After lunch, we continued to tackle the wiring issues from Wednesday. I came back to the Stage Right wing, cleaning up the logistics of the video wiring. About an hour or so all was buttoned up, set up for much expansion in the future. Just before it was time to go home, we discovered that the Stage Manager's VariCam feed wasn't going to the control room.
We have several remote control and static cameras here at the Opera. Two front-of-house cameras sit on the front edge of the balcony to give backstage folks a broad view of the stage. One of those cameras feeds to the control room (with a remote control for pan/tilt, zoom and focus) and another duplicate camera goes to the Stage Manager in the Stage Right wing (which also has it's own remote control). Previously, the stage manager and control room each had a remote control and shared a camera, but a second camera was added so the stage manager could zoom in and pan around without disrupting the other feed. Since the camera feed was run directly to the stage manager's desk, there was no feed to the control room. A few video amplifiers and some spare video lines resolved that, however there are no more free spare video lines running to the Stage Right wing, which sounds like a project for next week.
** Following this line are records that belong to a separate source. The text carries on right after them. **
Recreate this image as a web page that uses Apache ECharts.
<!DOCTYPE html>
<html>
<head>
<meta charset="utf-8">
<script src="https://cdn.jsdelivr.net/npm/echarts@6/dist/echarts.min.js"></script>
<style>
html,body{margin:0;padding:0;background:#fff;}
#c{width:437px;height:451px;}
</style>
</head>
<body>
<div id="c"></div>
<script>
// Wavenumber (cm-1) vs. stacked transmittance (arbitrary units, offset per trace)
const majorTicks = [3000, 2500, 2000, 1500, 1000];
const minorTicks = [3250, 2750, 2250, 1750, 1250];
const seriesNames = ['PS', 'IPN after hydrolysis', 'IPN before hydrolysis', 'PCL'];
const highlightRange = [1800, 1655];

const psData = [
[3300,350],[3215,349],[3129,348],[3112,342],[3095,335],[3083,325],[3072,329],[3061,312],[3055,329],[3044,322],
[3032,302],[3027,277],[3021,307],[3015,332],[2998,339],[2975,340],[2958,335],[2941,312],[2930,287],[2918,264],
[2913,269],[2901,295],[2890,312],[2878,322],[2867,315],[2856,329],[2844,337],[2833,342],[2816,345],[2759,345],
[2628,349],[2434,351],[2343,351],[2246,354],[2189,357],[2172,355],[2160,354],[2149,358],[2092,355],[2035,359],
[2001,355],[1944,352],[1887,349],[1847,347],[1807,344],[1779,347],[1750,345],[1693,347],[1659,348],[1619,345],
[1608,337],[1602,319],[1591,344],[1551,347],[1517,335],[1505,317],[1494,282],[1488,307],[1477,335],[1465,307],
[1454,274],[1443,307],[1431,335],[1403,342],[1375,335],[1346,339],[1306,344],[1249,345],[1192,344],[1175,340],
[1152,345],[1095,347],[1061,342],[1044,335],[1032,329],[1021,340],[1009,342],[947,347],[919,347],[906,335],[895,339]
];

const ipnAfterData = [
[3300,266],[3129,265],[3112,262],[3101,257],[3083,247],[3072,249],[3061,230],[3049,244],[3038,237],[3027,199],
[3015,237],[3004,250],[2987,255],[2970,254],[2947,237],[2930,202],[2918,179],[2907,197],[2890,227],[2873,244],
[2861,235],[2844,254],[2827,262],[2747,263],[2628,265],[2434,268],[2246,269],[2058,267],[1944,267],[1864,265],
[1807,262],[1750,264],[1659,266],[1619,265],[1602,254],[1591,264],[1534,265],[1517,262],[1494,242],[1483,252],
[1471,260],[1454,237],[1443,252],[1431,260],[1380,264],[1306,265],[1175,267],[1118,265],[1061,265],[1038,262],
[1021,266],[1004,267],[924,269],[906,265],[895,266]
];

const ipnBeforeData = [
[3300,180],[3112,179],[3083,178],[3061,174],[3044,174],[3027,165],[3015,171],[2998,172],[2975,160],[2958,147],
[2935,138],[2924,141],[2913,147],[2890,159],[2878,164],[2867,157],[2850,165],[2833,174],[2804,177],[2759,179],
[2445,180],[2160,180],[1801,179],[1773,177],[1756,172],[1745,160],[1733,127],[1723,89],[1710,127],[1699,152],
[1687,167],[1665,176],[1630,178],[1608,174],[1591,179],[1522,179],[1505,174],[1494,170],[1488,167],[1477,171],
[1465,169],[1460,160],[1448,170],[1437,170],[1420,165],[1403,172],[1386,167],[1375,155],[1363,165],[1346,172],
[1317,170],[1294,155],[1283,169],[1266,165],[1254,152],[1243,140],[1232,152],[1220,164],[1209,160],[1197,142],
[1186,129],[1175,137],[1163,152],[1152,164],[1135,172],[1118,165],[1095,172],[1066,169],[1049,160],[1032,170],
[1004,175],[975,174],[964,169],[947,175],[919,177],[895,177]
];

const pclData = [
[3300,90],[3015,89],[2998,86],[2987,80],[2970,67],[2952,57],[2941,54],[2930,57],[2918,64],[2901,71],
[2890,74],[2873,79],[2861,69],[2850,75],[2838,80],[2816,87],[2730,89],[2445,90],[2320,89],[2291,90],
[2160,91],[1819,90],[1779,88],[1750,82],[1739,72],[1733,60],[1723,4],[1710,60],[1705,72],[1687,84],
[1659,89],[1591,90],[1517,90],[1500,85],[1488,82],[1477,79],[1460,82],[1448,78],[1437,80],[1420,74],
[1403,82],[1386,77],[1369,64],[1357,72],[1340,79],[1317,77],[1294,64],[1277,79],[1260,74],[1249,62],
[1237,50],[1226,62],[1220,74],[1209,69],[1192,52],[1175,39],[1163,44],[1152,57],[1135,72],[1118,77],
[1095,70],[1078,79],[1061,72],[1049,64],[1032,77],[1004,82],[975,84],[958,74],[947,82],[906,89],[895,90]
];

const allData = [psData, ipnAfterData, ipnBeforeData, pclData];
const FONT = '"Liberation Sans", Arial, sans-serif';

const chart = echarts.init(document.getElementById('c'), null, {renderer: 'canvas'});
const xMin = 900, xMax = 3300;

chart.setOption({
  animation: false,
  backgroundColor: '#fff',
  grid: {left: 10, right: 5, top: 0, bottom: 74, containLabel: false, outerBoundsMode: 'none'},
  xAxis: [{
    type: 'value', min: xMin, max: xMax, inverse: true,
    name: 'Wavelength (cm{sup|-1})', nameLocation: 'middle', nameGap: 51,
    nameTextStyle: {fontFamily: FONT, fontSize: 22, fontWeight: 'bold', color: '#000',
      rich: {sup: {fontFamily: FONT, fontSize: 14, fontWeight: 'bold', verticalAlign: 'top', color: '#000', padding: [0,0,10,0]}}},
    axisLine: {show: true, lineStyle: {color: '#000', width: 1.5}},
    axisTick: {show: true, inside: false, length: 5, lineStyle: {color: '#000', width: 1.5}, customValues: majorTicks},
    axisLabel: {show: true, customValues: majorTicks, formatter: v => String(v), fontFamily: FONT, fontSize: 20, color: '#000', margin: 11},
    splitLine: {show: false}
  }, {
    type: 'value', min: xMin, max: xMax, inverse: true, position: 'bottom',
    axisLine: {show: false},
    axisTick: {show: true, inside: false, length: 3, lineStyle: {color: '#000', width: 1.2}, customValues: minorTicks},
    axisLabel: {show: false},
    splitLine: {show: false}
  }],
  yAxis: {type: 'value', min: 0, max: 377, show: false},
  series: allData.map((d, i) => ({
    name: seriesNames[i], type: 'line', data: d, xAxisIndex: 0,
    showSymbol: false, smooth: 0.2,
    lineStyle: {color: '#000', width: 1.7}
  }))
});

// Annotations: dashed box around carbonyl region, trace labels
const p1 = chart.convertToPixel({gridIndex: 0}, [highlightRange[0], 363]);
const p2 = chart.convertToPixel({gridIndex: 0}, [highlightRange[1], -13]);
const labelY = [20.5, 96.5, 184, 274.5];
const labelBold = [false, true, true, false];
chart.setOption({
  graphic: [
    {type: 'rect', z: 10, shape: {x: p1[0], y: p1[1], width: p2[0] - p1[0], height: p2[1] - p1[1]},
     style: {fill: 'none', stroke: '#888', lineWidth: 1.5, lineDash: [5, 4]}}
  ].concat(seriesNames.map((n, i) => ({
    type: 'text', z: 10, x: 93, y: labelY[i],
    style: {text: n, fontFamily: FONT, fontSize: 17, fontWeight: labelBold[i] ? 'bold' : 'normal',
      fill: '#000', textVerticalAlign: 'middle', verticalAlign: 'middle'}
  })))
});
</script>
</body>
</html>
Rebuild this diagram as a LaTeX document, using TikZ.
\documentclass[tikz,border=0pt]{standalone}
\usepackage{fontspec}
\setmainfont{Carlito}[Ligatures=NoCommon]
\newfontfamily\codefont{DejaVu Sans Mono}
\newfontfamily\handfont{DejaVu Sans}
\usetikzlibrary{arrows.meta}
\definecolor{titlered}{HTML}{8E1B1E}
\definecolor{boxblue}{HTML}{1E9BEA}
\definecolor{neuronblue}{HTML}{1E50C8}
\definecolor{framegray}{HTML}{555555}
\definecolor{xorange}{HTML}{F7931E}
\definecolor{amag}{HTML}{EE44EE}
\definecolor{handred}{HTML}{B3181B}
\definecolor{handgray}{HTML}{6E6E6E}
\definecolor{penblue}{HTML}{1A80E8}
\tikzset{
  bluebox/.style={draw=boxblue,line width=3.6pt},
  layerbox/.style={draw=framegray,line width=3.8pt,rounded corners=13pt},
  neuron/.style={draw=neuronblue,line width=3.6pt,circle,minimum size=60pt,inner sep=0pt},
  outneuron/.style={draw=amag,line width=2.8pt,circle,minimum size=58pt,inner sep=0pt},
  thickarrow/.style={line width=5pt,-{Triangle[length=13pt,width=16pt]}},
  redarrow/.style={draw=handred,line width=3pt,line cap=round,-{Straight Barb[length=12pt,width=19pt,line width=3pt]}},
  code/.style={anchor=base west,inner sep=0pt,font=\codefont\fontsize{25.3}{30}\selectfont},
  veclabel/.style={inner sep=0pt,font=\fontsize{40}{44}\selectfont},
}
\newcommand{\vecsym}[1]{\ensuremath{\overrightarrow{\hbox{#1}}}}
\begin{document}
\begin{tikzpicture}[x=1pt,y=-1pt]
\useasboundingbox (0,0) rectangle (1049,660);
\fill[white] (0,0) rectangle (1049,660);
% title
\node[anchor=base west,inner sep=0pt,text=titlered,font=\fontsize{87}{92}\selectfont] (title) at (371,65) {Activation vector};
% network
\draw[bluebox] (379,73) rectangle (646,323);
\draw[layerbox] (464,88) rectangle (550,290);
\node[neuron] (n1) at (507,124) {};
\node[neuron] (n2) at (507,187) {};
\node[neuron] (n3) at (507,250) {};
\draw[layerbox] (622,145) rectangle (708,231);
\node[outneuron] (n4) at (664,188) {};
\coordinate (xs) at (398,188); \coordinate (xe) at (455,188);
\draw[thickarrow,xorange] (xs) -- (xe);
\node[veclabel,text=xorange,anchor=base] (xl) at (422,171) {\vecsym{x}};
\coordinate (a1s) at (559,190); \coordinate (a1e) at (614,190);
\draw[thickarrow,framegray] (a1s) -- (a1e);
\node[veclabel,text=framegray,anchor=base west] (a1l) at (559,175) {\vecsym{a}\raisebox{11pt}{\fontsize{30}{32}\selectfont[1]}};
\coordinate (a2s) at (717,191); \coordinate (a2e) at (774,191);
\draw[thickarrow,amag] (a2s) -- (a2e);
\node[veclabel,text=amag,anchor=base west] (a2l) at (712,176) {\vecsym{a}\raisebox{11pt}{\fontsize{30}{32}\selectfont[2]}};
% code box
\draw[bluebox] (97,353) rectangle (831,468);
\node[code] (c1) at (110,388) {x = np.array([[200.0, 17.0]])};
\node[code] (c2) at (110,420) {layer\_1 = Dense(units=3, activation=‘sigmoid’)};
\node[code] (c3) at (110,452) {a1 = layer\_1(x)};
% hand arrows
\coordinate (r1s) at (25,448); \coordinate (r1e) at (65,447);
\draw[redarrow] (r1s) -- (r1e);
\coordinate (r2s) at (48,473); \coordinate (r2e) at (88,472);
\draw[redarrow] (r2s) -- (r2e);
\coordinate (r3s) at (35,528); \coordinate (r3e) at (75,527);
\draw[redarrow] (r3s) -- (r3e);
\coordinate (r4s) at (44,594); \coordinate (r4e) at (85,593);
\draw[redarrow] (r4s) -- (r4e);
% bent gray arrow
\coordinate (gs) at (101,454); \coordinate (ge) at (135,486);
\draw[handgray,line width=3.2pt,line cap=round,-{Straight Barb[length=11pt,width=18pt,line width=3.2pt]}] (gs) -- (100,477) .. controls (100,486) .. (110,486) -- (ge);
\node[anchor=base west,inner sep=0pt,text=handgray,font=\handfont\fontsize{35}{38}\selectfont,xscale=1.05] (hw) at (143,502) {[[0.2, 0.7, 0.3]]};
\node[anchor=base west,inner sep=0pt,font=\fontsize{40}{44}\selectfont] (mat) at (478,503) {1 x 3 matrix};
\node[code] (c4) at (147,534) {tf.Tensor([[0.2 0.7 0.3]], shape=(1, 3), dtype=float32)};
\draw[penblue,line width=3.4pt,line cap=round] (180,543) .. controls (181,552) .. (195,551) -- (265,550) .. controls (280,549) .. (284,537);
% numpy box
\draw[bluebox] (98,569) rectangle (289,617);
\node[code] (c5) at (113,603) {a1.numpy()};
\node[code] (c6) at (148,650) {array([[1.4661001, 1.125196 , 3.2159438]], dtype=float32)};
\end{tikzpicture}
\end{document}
After heading home, one of my roommates (Juan, on the stage crew*) invited me out to Chopstix, a take-out chinese food place. A few other stage crew people tagged along, but we ended up going to a Baja-style place anyway, sitting outside watching the sun set. I had my first fish taco ever. It was okay, kinda anti-climactic. It was great to sit outside and bond a bit with the people i'd be living with for the next three months. Five days ago I doubt I would have been this social, but i'm realizing that I can't sit in my apartment all day for three months without ending up miserable.
Good night everyone! The other half of Safety Day is tomorrow!